Hey Gary, that's systemic! (systemic = circular as opposed to linear = cause and effect).


----------



## The Systemic Kid (Nov 23, 2012)

Mrboots2u said:


> 10 Print rule 1
> 
> 20 got to line 10


No. Isn't 20 - 'throw a 6'?


----------



## The Systemic Kid (Nov 23, 2012)

MWJB said:


> I'll be hiding in the broom cupboard until the post-apocalyptic, anarchic hoards are brought back under control...


Fat chance - rule 13


----------



## Milanski (Oct 10, 2013)

Ok cool. Cheers fellas.


----------



## Mrboots2u (May 10, 2013)

The Systemic Kid said:


> No.

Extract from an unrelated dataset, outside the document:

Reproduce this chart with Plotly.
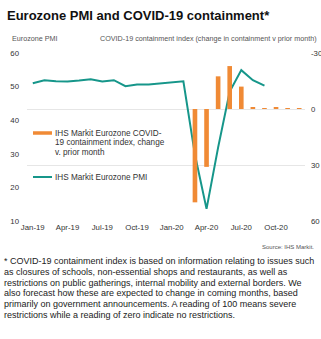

Isn't 20 - 'throw a 6'?


you clearly never had the pleasure of programming a zx spectrum

and making the one in WHS Smiths say

Gillings is a W***er all over the screen


----------



## urbanbumpkin (Jan 30, 2013)

LOL ....WH Smiths the centre of cutting edge technology and learning in 1984 at least it was in Solihull anyway.


----------



## MWJB (Feb 28, 2012)

Milanski said:


> In theory, 19g should give 30.4g yield but I would probably never have considered going up as much as 38g yield and then I would have totally missed the flavour profile of this particular coffee. It seems the variables are many.
> 
> Do you guys push the boundaries in terms of yield and extraction times with new coffees or just stick when you have what you consider to be a good thing going?


There was no light in the broom cupboard, I got scared & had to come back out...

19g:30.4g yield is only correct/ideal at a given concentration...at 38g out (bang in the normale range on AndyS's chart that Boots posted) you may be hitting a more balanced yield than you were, but at a lower concentration (not saying that is bad or wrong). It depends on grind, intensity & solubility of the bean. "Espresso" can & has been be made as long as 4 or 5:1. Either you enjoy the shot at a different concentration (a question of preference) by pulling longer/shorter, or you grind finer to get the desired flavour balance at a higher concentration.

Pushing the boundaries would be pulling longer still, say a very low concentation in brewed coffee range, or a very short shot (much less than 1.5:1) at a very high concentration & still hitting a good yield...in either case, both beverages should have around 3.6g of that 19g dose dissolved into the coffee (more for an EK43 shot).

There may be no rules regarding "the best" brew ratio, within quite a large range, but there is also the inescapable reality of extraction, which you can't cheat, or bend.


----------



## Mrboots2u (May 10, 2013)

urbanbumpkin said:


> LOL ....WH Smiths the centre of cutting edge technology and learning in 1984 at least it was in Solihull anyway.


It still is cutting edge in parts of lincolnshire.....


----------